# Gamet, enco, interstate boring facing head help “pics”



## Mwmx54 (Jan 9, 2019)

Hi everyone, I got what I think was a good deal on an enco branded boring facing head. The smaller one with two auto facing speeds, my research is showing it’s made by gamet in France, and is currently sold under the interstate brand. I put a line into MSC as they sell them but haven’t heard back. I got a good deal on this because it was missing a vital part to the facing operation, what is called the “pawl” assembly is missing and I’m hoping someone has this head and would be generous enough to unscrew the shank and remove the pawl and maybe get me some dimensions or even just a couple pics for me to work with.  Any help would be greatly appreciated. I attatched the pic that came from the original ad listing on eBay, not sure where the seller got the pic and a pic of it taken apart, it appears to be almost brand new. Either way this thing is awesome and functions perfectly fine as a boring head, but facing with it would be neat.
Thanks


----------



## Mwmx54 (Jan 13, 2019)

No body has one of these heads? It’s really easy to pop that part out if you do have one, the arbor/shank just unscrews and the knurled part lifts off and the piece comes right out. Here is another pic of the head with the r8 arbor I made for it. Out of what was supposed to be 4140, but it seemed to turn like 1018, pretty gummy and not very hard at all. But I’m also not super familiar with 4140 either. Again, any help is greatly appreciated.


----------



## Cadillac (Jan 14, 2019)

I have one similar to yours. I got mine through a auction. Mine is in a box with a removable shelf that has all the boring cutters for it. Mine has a tag that says k-f products inc. Denver Colorado. I couldn’t and can’t find any info on it so I ended up downloading the Enco manual which looks fairly similar. 

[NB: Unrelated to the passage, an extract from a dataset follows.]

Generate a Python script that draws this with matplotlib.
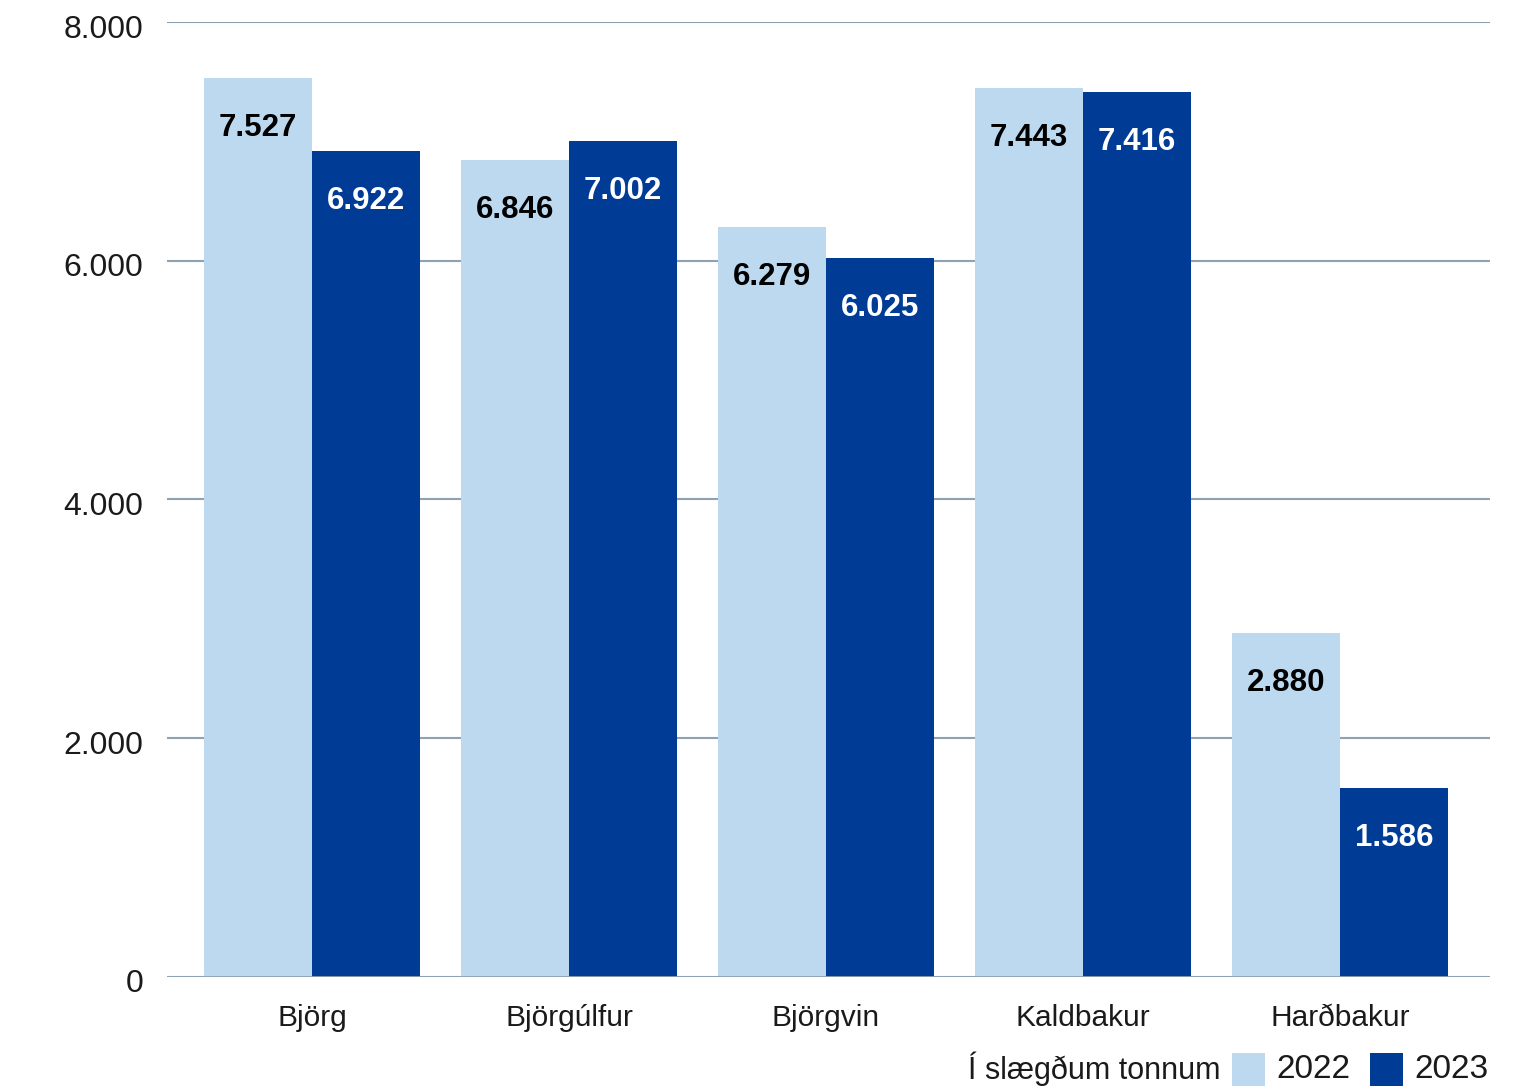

 Idk if the parts will be the same or not it looks like my engagement collar is thinner than the one you have pictured. Here is a pic oout of the Enco manual that might be helpful it shows the mechanism your talking of I think.


----------



## Mwmx54 (Jan 15, 2019)

That looks just like mine, with the exception of the knurled collar, yours also has a couple less cap screws on the body. Mine takes 1/2” cutters, maybe yours is a size up or size down from mine, or just newer or older, thanks for the pics, that image of the manual helps, as well, it appears I need a rectangular piece with a small hinged piece to catch the teeth on the adjuster screw, and a spring. The main thing I can’t seem to figure out is what the top of the piece looks like, I assume it should be angled to match the ramps that push it down or maybe just a nice radius on top. I think I’m just going to need to start with making the part a little long, then mess with the heights and angles to find something that works, mine has two speeds, so I think the first speed would push the gear on the adjuster screw enough to engage one tooth per step, and the second speed would push it enough to move it two teeth. And the hinge needs to have enough room to clear the teeth on its way back up. It will take some time and guess work, but I don’t think it will be two terribly difficult to get it dialed in. 
Thanks again
 and if anyone else has any clues or has had one apart and can shed some light on the shape of the top of the piece I’d really appreciate it.


----------



## Mwmx54 (Jan 23, 2019)

Well, MSC finally got back to me, they say they don’t carry parts for these, which seems crazy to not sell parts for a $760 boring head that they still sell on their website. They said the reason they don’t have parts is that it’s an import or phased out, yet they still sell it, but it’s an import, however it’s not really a cheap Chinese import. And yes I do have an old enco version, but when I asked for parts I asked for them for the interstate badged version that they still sell and gave them the pet number from there website. 
So one more time I’m gonna send this thread back to the top, if anyone has one of these And gets a minute to unscrew the arbor and take some pics of the pawl assembly or measure it, that would be awesome. It comes out very easily, the arbor just unscrews and knurled part just comes right off and the pawl is right there. 
Thanks


----------



## Cadillac (Feb 15, 2019)

Well you got lucky. I went to use mine and it wouldn’t auto feed had to pull apart. Found my spring was broke in three pieces not allowing the paw to engage the wheel. I took some measurements for you hope these help. Small work but very doable.


----------



## Mwmx54 (May 16, 2019)

Cadillac, thank you for posting all that, I had given up on this thread and stopped checking, I’m glad I looked it over again just now before I started trying to draw up plans for my own version. 
Thanks!


----------



## Mwmx54 (May 18, 2019)

I’ve started making it out of a piece of a2 tool steel, cause it’s what I had, considering it’s a sliding surface, and it doesn’t appear to be brass or bronze, my thoughts are hardened steel would be the best bearing surface for this application. Any idea if the original would have been hardened steel?


----------



## Cadillac (May 18, 2019)

I would say if anything would be hardened it would be the pawl. The top portion rides a piece of spring steel in the collar


----------



## Mwmx54 (May 19, 2019)

Well I’m moving right along, small pieces make for difficult handling, next up is the pawl, and then I will work on all the rounded edges and features for clearances inside the head. I ended upss making it from the A2, in its annealed state, my ramps appear to be made from some sort of hardened steel, and I was worried if I put something in there that was softer it would end up wearing on the ramps. That’s my story anyway.


----------



## Mwmx54 (May 19, 2019)

Made a little more progress, this would have taken me ages to figure out without your drawings and pictures Cadillac. So thanks, you saved me a ton of time and headache.


----------



## Cadillac (May 19, 2019)

Glad I could help. Looks like your doing a great job.


----------



## matthewsx (Jan 19, 2022)

I have one of these boring heads I picked up for $150 just cause it looked neat and the guy I bought it from had a bunch of other stuff I got.
Don't even have a mill to use it on yet but looking forward to the day....

John


----------